ICD-10 is really the heart of the matter. Earlier recommendations have asked doctors to encode corona death information using Pneumonia (J12.89) or Bronchitis (J20.8, J40) if positive test results are available, suffixed by B97.29 if authorized by the CDC to do so. We now appear to finally have the pneumonia encoded info thanks to NCHS. Hopefully govt will open source the bronchitis encoded reports too.
We don't know yet. These numbers are still preliminary, but it helps us to understand better the impact of the workarounds that doctors have needed to use, to tell the CDC it's COVID, when the software does not yet have a button for COVID.
The good news from the recent report (https://data.cdc.gov/NCHS/Provisional-Death-Counts-for-Coron...) is that overall mortality in America these past few months, has actually been lower than previous years. The bad news is that we should prepare for the possibilty that mortality for the new coronavirus specifically could turn out to be much worse than many non-official sources online have speculated, and that what's happening in NYC is happening in a lot more places too. Correcting for software workarounds and verifying good accurate data takes time.

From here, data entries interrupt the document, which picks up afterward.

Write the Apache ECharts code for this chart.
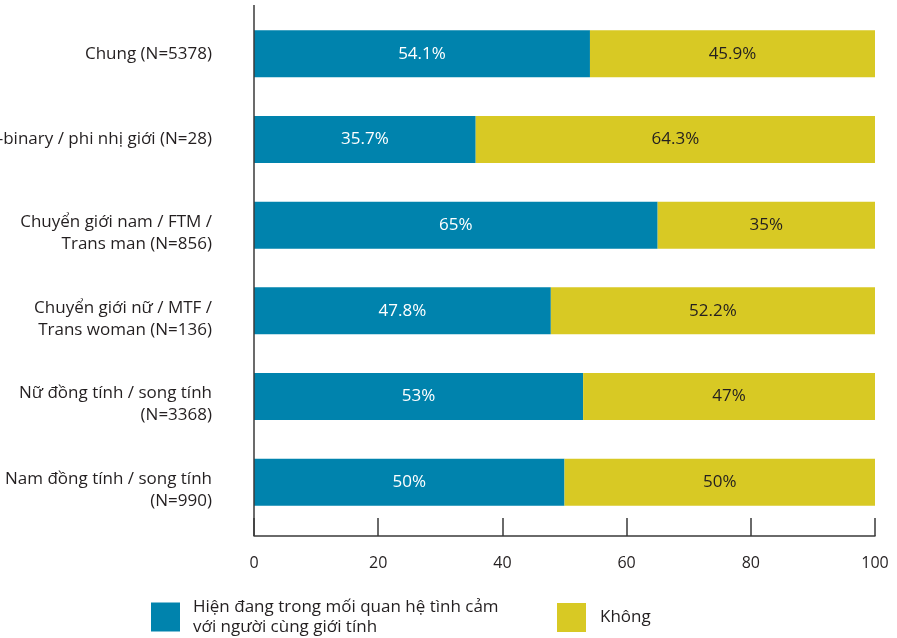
<!DOCTYPE html>
<html>
<head>
<meta charset="utf-8">
<script src="https://cdn.jsdelivr.net/npm/echarts@6/dist/echarts.min.js"></script>
<style>
  html, body { margin: 0; padding: 0; background: #fff; }
  #chart { width: 897px; height: 638px; }
</style>
</head>
<body>
<div id="chart"></div>
<script>
const categories = [
  'Chung (N=5378)',
  'Non-binary / phi nhị giới (N=28)',
  'Chuyển giới nam / FTM /\nTrans man (N=856)',
  'Chuyển giới nữ / MTF /\nTrans woman (N=136)',
  'Nữ đồng tính / song tính\n(N=3368)',
  'Nam đồng tính / song tính\n(N=990)'
]
const inRelationship = [54.1, 35.7, 65, 47.8, 53, 50]
const notInRelationship = [45.9, 64.3, 35, 52.2, 47, 50]
const xTicks = [0, 20, 40, 60, 80, 100]

const seriesNames = ['Hiện đang trong mối quan hệ tình cảm\nvới người cùng giới tính', 'Không']
const font = 'Open Sans'
const textColor = '#231f20'
const axisColor = '#3a3a3a'

// two-line category labels sit a little lower than the bar centre
function catLabel(v) {
  if (v.indexOf('\n') < 0) return '{n|' + v + '}'
  return '{s| }\n' + v.split('\n').map(l => '{n|' + l + '}').join('\n')
}

const chart = echarts.init(document.getElementById('chart'))
const option = {
  animation: false,
  textStyle: { fontFamily: font },
  grid: {
    left: 254,
    right: 22,
    top: 11,
    height: 514,
    outerBoundsMode: 'none'
  },
  legend: [
    {
      left: 146,
      top: 592,
      icon: 'rect',
      itemWidth: 29,
      itemHeight: 29,
      data: [seriesNames[0]],
      textStyle: { fontSize: 17, color: textColor, fontFamily: font, lineHeight: 20, padding: [0, 0, 0, 8] }
    },
    {
      left: 552,
      top: 598,
      icon: 'rect',
      itemWidth: 29,
      itemHeight: 29,
      data: [seriesNames[1]],
      textStyle: { fontSize: 17, color: textColor, fontFamily: font, padding: [0, 0, 0, 9] }
    }
  ],
  xAxis: {
    type: 'value',
    min: 0,
    max: 100,
    interval: 20,
    offset: 11,
    splitLine: { show: false },
    axisLine: { show: true, lineStyle: { color: axisColor, width: 1.5 } },
    axisTick: { show: true, inside: true, length: 18, lineStyle: { color: axisColor, width: 1.5 } },
    axisLabel: {
      margin: 19,
      fontSize: 16,
      color: textColor,
      fontFamily: font,
      formatter: v => (xTicks.includes(v) ? String(v) : '')
    }
  },
  yAxis: {
    type: 'category',
    inverse: true,
    data: categories,
    axisLine: { show: false },
    axisTick: { show: false },
    axisLabel: {
      margin: 42,
      color: textColor,
      fontFamily: font,
      formatter: catLabel,
      rich: {
        s: { fontSize: 10, lineHeight: 16 },
        n: { fontSize: 17, lineHeight: 22, color: textColor, fontFamily: font }
      }
    }
  },
  graphic: [
    {
      type: 'line',
      shape: { x1: 254, y1: 5, x2: 254, y2: 536 },
      style: { stroke: axisColor, lineWidth: 1.5 },
      z: 10
    }
  ],
  series: [
    {
      name: seriesNames[0],
      type: 'bar',
      stack: 'total',
      barWidth: 47,
      data: inRelationship,
      itemStyle: { color: '#0083ad' },
      label: {
        show: true,
        position: 'inside',
        formatter: '{c}%',
        fontSize: 17,
        color: '#ffffff',
        fontFamily: font
      }
    },
    {
      name: seriesNames[1],
      type: 'bar',
      stack: 'total',
      barWidth: 47,
      data: notInRelationship,
      itemStyle: { color: '#d8c924' },
      label: {
        show: true,
        position: 'inside',
        formatter: '{c}%',
        fontSize: 17,
        color: textColor,
        fontFamily: font
      }
    }
  ]
}
chart.setOption(option)
</script>
</body>
</html>
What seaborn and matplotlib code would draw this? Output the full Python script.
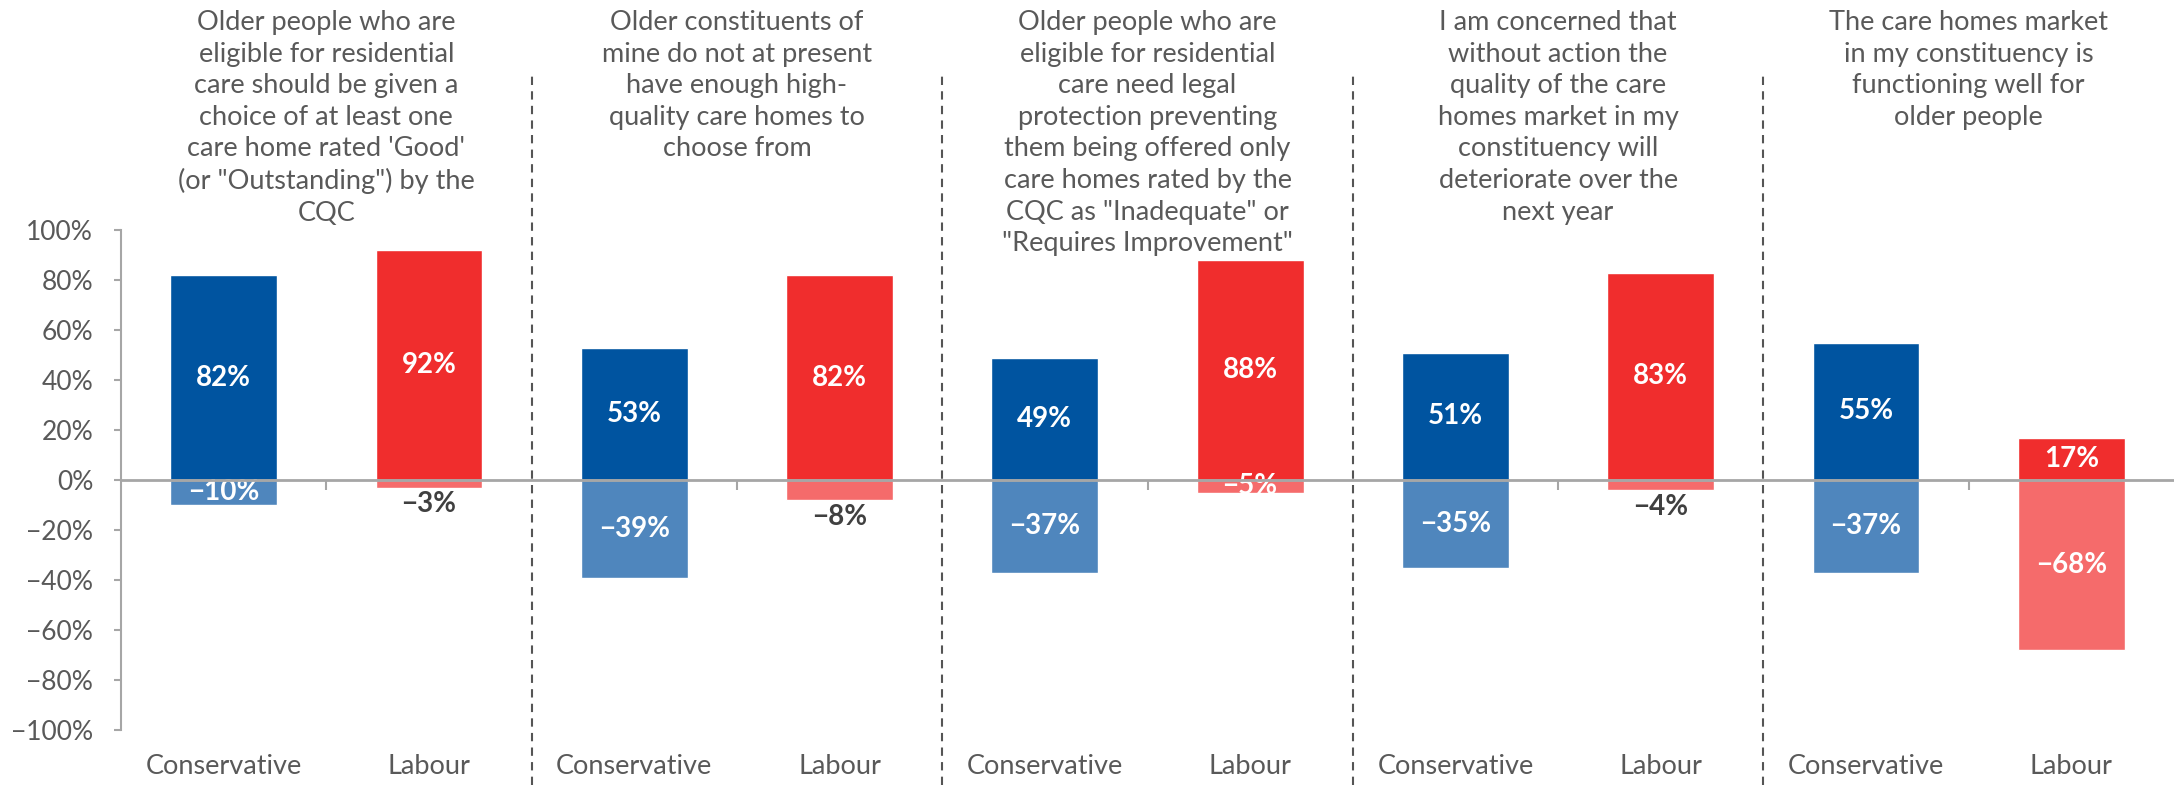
import numpy as np
import pandas as pd
import matplotlib
matplotlib.use('Agg')
import matplotlib.pyplot as plt
import matplotlib.transforms as mtransforms
import seaborn as sns

# survey statements (one per group), as wrapped in the original chart
questions = [
    "Older people who are\neligible for residential\ncare should be given a\nchoice of at least one\ncare home rated 'Good'\n(or \"Outstanding\") by the\nCQC",
    "Older constituents of\nmine do not at present\nhave enough high-\nquality care homes to\nchoose from",
    "Older people who are\neligible for residential\ncare need legal\nprotection preventing\nthem being offered only\ncare homes rated by the\nCQC as \"Inadequate\" or\n\"Requires Improvement\"",
    "I am concerned that\nwithout action the\nquality of the care\nhomes market in my\nconstituency will\ndeteriorate over the\nnext year",
    "The care homes market\nin my constituency is\nfunctioning well for\nolder people",
]
parties = ['Conservative', 'Labour']
agree_con = [82, 53, 49, 51, 55]
disagree_con = [-10, -39, -37, -35, -37]
agree_lab = [92, 82, 88, 83, 17]
disagree_lab = [-3, -8, -5, -4, -68]
# small negative labels that the original puts under the bar
lab_below = [True, True, False, True, False]
y_ticks = [-100, -80, -60, -40, -20, 0, 20, 40, 60, 80, 100]

text_color = '#595959'
axis_color = '#A6A6A6'
pos_colors = {'Conservative': '#0054A0', 'Labour': '#F02D2D'}
neg_colors = {'Conservative': '#4F86BD', 'Labour': '#F56B6B'}

rows = []
for i in range(len(questions)):
    rows.append({'slot': f'{i}-Conservative', 'party': 'Conservative',
                 'agree': agree_con[i], 'disagree': disagree_con[i], 'below': False})
    rows.append({'slot': f'{i}-Labour', 'party': 'Labour',
                 'agree': agree_lab[i], 'disagree': disagree_lab[i], 'below': lab_below[i]})
df = pd.DataFrame(rows)
slots = list(df['slot'])

sns.set_style('white')
plt.rcParams['font.family'] = ['Lato', 'DejaVu Sans']

W, H = 2174, 785
fig = plt.figure(figsize=(W / 100, H / 100), dpi=100)
ax = fig.add_axes([121 / W, 55 / H, (W - 121) / W, 500 / H])

sns.barplot(data=df, x='slot', y='agree', hue='party', order=slots,
            palette=pos_colors, dodge=False, width=0.52, saturation=1,
            legend=False, ax=ax)
sns.barplot(data=df, x='slot', y='disagree', hue='party', order=slots,
            palette=neg_colors, dodge=False, width=0.52, saturation=1,
            legend=False, ax=ax)

# value labels
for k, r in df.iterrows():
    ax.text(k, r['agree'] / 2, f"{r['agree']}%", ha='center', va='center',
            color='white', fontsize=20, fontweight='bold')
    v = r['disagree']
    lab = f"\u2212{abs(v)}%"
    if r['below']:
        ax.text(k, v - 1.5, lab, ha='center', va='top',
                color='#404040', fontsize=20, fontweight='bold')
    else:
        ax.text(k, v / 2, lab, ha='center', va='center',
                color='white', fontsize=20, fontweight='bold')

ax.set_xlim(-0.5, len(slots) - 0.5)
ax.set_ylim(-100, 100)
ax.set_xlabel('')
ax.set_ylabel('')

ax.spines['top'].set_visible(False)
ax.spines['right'].set_visible(False)
ax.spines['left'].set_color(axis_color)
ax.spines['left'].set_linewidth(1.5)
ax.spines['bottom'].set_position(('data', 0))
ax.spines['bottom'].set_color(axis_color)
ax.spines['bottom'].set_linewidth(2)
ax.spines['bottom'].set_zorder(3)

ax.set_yticks(y_ticks, labels=[f"{t}%".replace('-', '\u2212') for t in y_ticks])
ax.tick_params(axis='y', length=5, width=1.5, color=axis_color, pad=15,
               labelsize=19, labelcolor=text_color, direction='out', left=True)

ax.set_xticks(range(len(slots)), labels=[''] * len(slots))
ax.set_xticks([2 * i + 0.5 for i in range(len(questions))], minor=True)
ax.tick_params(axis='x', which='major', length=0)
ax.tick_params(axis='x', which='minor', length=7, width=1.5, color=axis_color,
               direction='out', bottom=True)

sec = ax.secondary_xaxis('bottom')
sec.set_xticks(range(len(slots)), labels=list(df['party']))
sec.tick_params(length=0, pad=17, labelsize=19.5, labelcolor=text_color)
sec.spines['bottom'].set_visible(False)

# dashed separators between groups
for b in [2 * i + 1.5 for i in range(len(questions) - 1)]:
    ax.axvline(b, ymin=-0.11, ymax=1.314, clip_on=False, color='#555555',
               lw=1.5, ls=(0, (4, 3)))

trans = mtransforms.blended_transform_factory(ax.transData, ax.transAxes)
for i, q in enumerate(questions):
    ax.text(2 * i + 0.5, 1.44, q, ha='center', va='top', transform=trans,
            fontsize=19.5, linespacing=1.33, color=text_color)

fig.savefig('out.png', dpi=100)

> Before anyone goes collecting sewage samples, consider deriving your scaling factors from discrepencies in ICD-10 diagnostic encoding practices.
Did I understand correctly that there was two diagnostic codes for cause of death related to the coronavirus? One for "potentially related" to COVID-19, and one for "definitively caused by" COVID-19?
If so, how would this skew actual numbers reported by the WHO or CDC for cause of death?